I have heard that some parents spend many school nights supervising and struggling with their children's homework. I am a lousy homework helper so I have found some ways to get my kids to stop bugging me. Here are 10 tips to get your kids to do as much for themselves as possible.

1. Start now with the it's-your-homework-not-mine stance when (hopefully) the stakes are low, rather than in high school when grades start to matter. Remind yourself that having your child take responsibility is much more important than getting the answers right every time.

2. If the work seems overwhelming and your child is anxious, show your child how to calm down and tackle each assignment. This is a good opportunity to teach time and stress management.

3. Find and use resources. For example, when my son was having difficulty understanding double-digit subtraction and parents were instructed not to use the term "take-away" as I was taught at his age, I went to the math book's website. There I found an animation that explained the proper methods and terminology; my son and I watched the subtraction segment over and over until he (and I!) finally understood the process.

4. Let your child ask a friend for help. Kids tend to relate to each other better than adults, especially when they have been sitting in the same classroom or learning the same material. My child's middle school encouraged this behavior and set up teacher-supervised, kid-to-kid tutoring sessions. Not all friends will be able to help but those who truly understand the material will probably be better helpers than parents.

5. Encourage your child to ask the teacher for help. Some teachers have time set aside to give extra help to students, either right before or after school, or during times dedicated to independent work.

6. Figure out where your child needs extra guidance and give assistance for certain subjects, but not all classes. Younger kids may not have learned what approaches work for them, so they may need some help in figuring out how to tackle a new subject. If they can develop independence in at least one area of homework, they are more likely to learn how to do homework in other areas.

7. Teach project management. One of the biggest areas of homework frustration at my house, especially in the elementary school years, was the project. In some classes, teachers actually broke down projects into manageable, doable, understandable steps. This approach taught project management (there were steps and timelines with due dates!) for which I am most grateful. But if the assignment isn't that clear, you may need to help with project planning.

8. Let your child make mistakes. Even if you see (or think you see) an error, don't correct the homework. If your child consistently hands in perfect homework, the teacher may make the reasonable assumption that your child doesn't need help and that the student (and possibly the entire class) can move forward with new concepts; if the class does move forward (and your child doesn't grasp earlier concepts), you'll likely get stuck with perpetual homework helping.

9. Show your child how to find and evaluate resources needed for assignments. For example, when my kids needed to write on current events in Europe, I pointed them to BBC rather than the international section of our local newspaper.

10. Get the answer wrong. I stumbled upon this approach when my oldest son was taking Geometry in third grade, and it's perhaps my best advice. I have some sort of visual-spatial deficit so my assistance with this particular subject was useless. Fortunately, he then turned to his teacher, who taught him strategies that helped him to overcome any geometry-related deficiencies that he may have inherited.
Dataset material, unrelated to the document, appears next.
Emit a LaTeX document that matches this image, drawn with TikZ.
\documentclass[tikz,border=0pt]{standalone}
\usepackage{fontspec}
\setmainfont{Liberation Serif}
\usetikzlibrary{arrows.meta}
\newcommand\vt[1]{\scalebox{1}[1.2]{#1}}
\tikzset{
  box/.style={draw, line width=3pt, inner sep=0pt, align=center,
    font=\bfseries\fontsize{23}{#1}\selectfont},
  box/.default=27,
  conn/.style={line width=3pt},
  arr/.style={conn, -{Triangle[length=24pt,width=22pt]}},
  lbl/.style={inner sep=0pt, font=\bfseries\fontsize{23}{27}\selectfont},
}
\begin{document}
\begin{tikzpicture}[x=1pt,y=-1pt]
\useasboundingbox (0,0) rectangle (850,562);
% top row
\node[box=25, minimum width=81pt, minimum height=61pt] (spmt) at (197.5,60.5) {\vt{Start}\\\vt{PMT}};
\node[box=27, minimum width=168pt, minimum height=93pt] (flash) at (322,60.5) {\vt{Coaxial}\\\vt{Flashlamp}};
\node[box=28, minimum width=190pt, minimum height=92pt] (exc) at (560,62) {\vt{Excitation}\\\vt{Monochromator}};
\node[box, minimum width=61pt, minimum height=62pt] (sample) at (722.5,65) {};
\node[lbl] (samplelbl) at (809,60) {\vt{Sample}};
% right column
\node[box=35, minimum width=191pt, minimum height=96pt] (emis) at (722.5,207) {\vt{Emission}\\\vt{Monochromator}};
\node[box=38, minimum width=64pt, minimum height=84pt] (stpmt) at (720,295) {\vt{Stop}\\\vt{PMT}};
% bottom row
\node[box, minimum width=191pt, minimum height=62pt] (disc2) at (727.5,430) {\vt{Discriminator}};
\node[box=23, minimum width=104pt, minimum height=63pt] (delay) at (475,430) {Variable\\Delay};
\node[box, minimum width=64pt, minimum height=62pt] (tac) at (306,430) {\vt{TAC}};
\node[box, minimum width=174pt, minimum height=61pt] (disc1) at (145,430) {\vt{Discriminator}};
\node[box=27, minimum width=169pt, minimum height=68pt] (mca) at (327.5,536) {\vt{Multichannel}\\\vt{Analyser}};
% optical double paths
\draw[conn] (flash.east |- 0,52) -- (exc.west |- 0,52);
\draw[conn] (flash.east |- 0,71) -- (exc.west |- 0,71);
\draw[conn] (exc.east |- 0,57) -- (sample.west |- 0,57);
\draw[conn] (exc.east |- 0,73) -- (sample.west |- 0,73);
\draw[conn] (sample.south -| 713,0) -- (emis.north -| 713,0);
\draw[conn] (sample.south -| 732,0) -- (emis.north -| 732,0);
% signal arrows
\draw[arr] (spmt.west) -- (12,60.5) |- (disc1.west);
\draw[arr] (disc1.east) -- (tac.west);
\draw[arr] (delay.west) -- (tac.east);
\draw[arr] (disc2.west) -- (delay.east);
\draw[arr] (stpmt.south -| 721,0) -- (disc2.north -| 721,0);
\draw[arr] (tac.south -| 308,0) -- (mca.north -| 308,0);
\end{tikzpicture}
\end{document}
I should confess that I have helped with my kids' homework. Last year, I found appropriate print articles for my son's current events; and, a few years back, I suggested a book on Mikhail Gorbachev for a biography project (see post photo for a reason why moms don't need to select props — with my deepest apologies to Mr. Gorbachev).

Still, I hope that these ideas will help some parents to take a step (or two or more) away from homework and have a moment to relax.